Classifying soft elastic lattices using higher-order homogenization

TL;DR

This paper introduces a homogenization method for periodic elastic lattices, including unstable ones with mechanisms, using second-order asymptotic analysis to classify their effective behaviors.

Contribution

It develops a unified homogenization framework that handles unstable lattices with mechanisms by treating mechanism amplitude as an enrichment variable.

Findings

Effective energy capturing strain-gradient effects

Classification of lattice behaviors based on homogenization

Application to various lattice structures

Abstract

We propose a methodology for the homogenization of periodic elastic lattices that covers the case of unstable lattices, having affine (macroscopic) or periodic (microscopic) mechanisms. The singular cell problems that are encountered when a periodic mechanism is present are naturally solved by treating the amplitude $\theta(X)$ of the mechanism as an enrichment variable.
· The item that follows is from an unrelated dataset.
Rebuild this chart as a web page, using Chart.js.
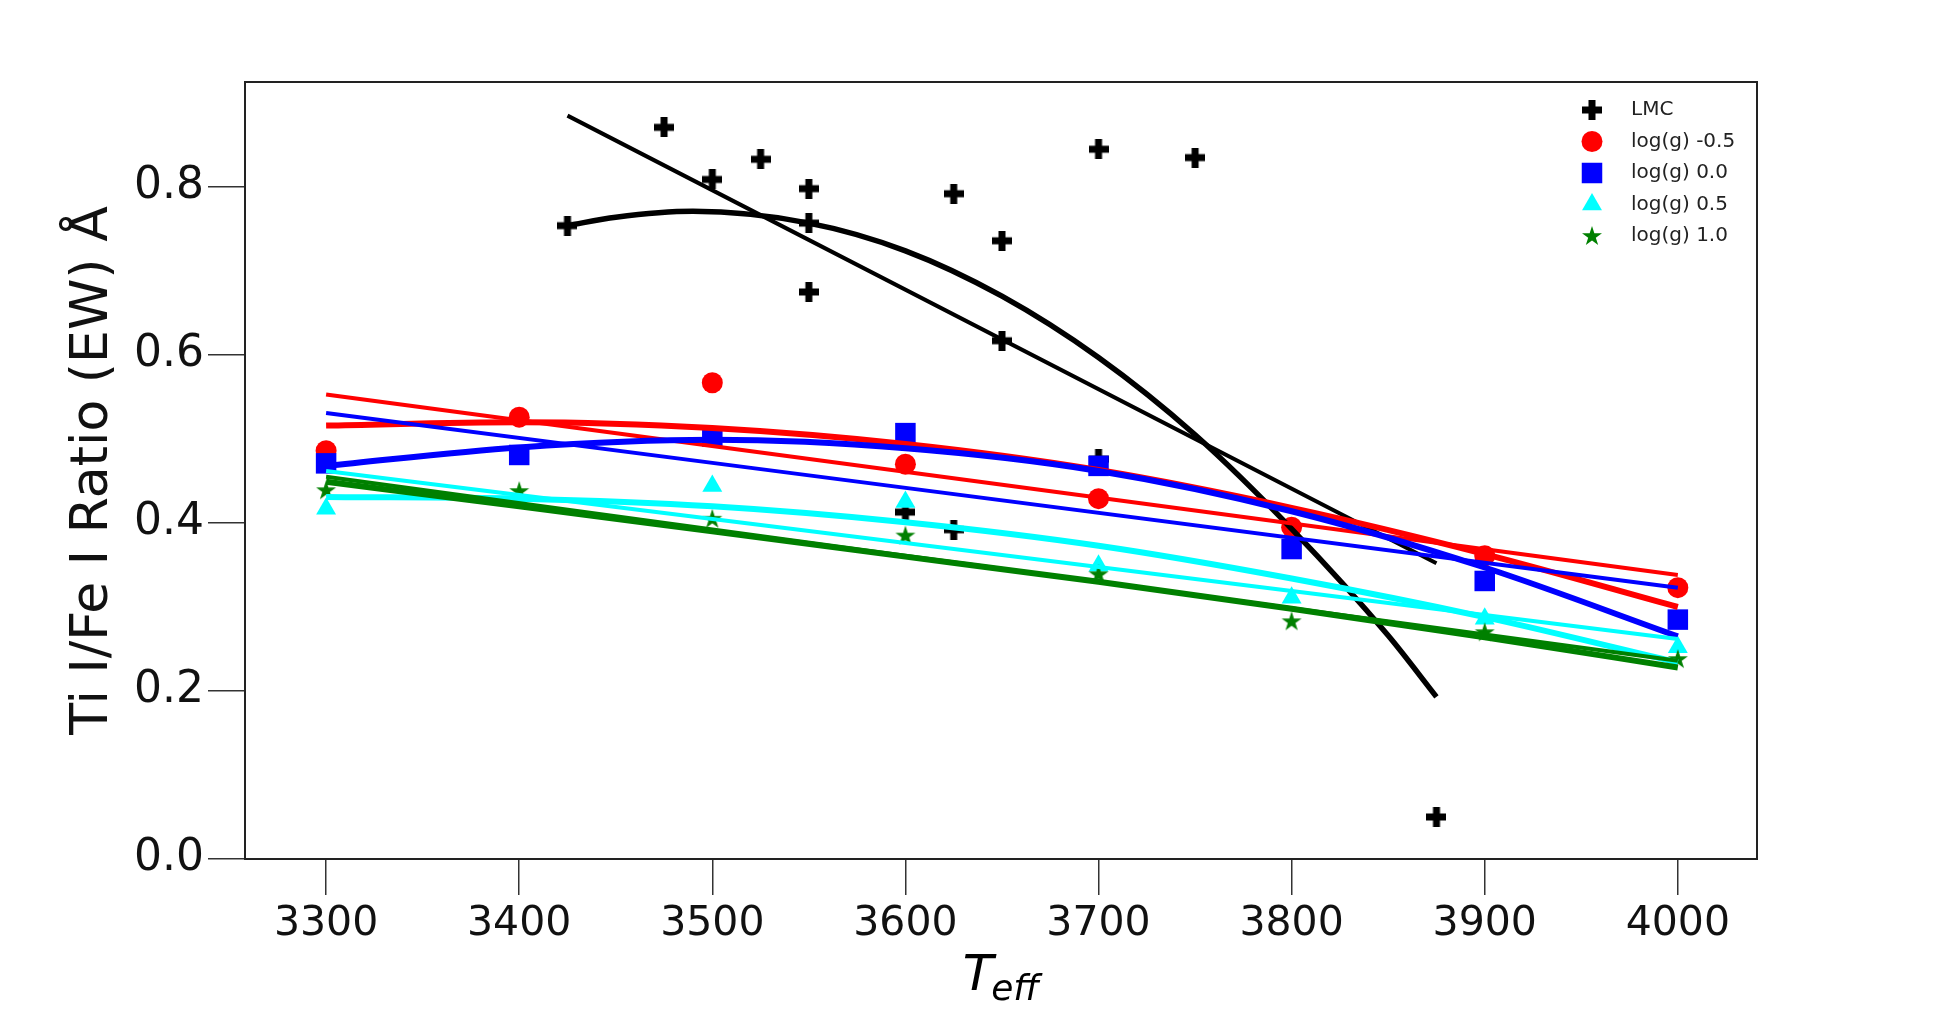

We use asymptotic second-order homogenization to derive an effective energy capturing both the strain-gradient effect $\nabla \varepsilon$ relevant to affine mechanisms, and the $\nabla \theta$ regularization relevant to periodic mechanisms, if any is present. The proposed approach is illustrated with a selection of lattices displaying a variety of effective behaviors. It follows a unified pattern that leads to a classification of these effective behaviors.